Submitted to: Journal of Applied Polymer Science
Publication Type: Peer Reviewed Journal
Publication Acceptance Date: 10/8/2007
Publication Date: 2/24/2008
Citation: Biresaw, G., Liu, Z., Erhan, S.Z. 2008. Investigation of the surface properties of polymeric soaps obtained by ring-opening polymerization of epoxidized soybean oil. Journal of Applied Polymer Science. 108(3):1976-1985. Interpretive Summary: Currently, there is an oversupply of farm products that have suppressed the price that farmers get for their crops. One way of countering this trend is developing new uses for agricultural products. A promising new application area for farm-based products is in detergents and surfactants, which are currently manufactured almost exclusively from petroleum-based raw materials. In the work described here, soybean oil was converted into a surface active polymer soap or polysoap using a chemical synthetic procedure. Such polysoaps have a variety of potential applications, including that of emulsifying oil in water. The synthesized polysoaps were evaluated using a variety of surface and interfacial techniques. The results showed that these soy-based polysoaps possess the required surface and interfacial characteristics for such applications.

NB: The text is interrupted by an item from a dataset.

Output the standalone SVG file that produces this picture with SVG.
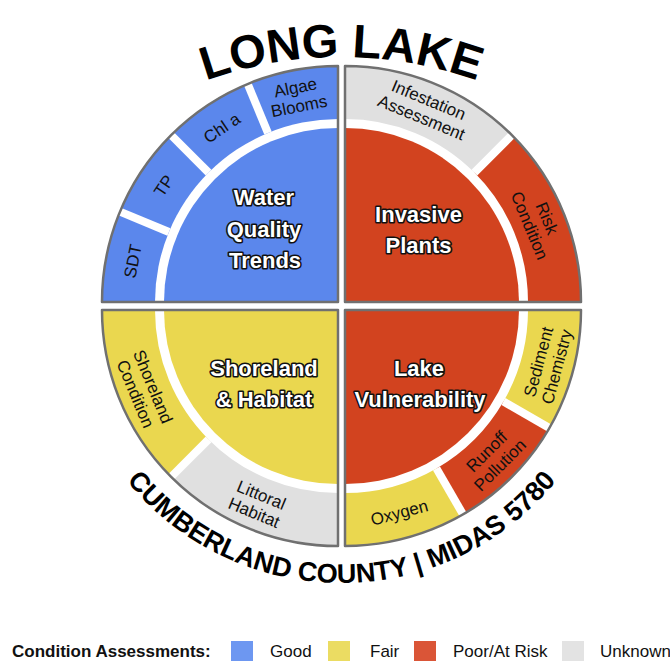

Technical Abstract: Epoxidized soybean oil (ESO) was converted to a polysoap via a two-step synthetic procedure of catalytic ring-opening polymerization (PESO), followed by hydrolysis with a base (HPESO). Various molecular weights of PESO and HPESO were prepared by varying the reaction temperature and/or catalyst concentration. In addition, the counter ion chemistry was varied by changing the base used for saponification. The PESO and HPESO products were carefully characterized and identified using a combination of FTIR, 1H NMR, solid state 13C NMR, and GPC. The effect of HPESO polysoaps on the surface tension of water and the interfacial tension of water-hexadecane was investigated as a function of HPESO concentration, mol wt, and counter ion chemistry. HPESO polysoaps were effective at lowering the surface tension of water and the interfacial tension of water-hexadecane and displayed minimum values in the range of 20-24 and 12-17 dyn/cm, respectively, at concentration of 200-250 micrometers. Water-hexadecane interfacial tension was also calculated from measured surface tension data using the Antonoff, harmonic mean (HM), and geometric mean (GM) methods. Measured values agreed well with those calculated using the HM and GM methods, but not the Antonoff method.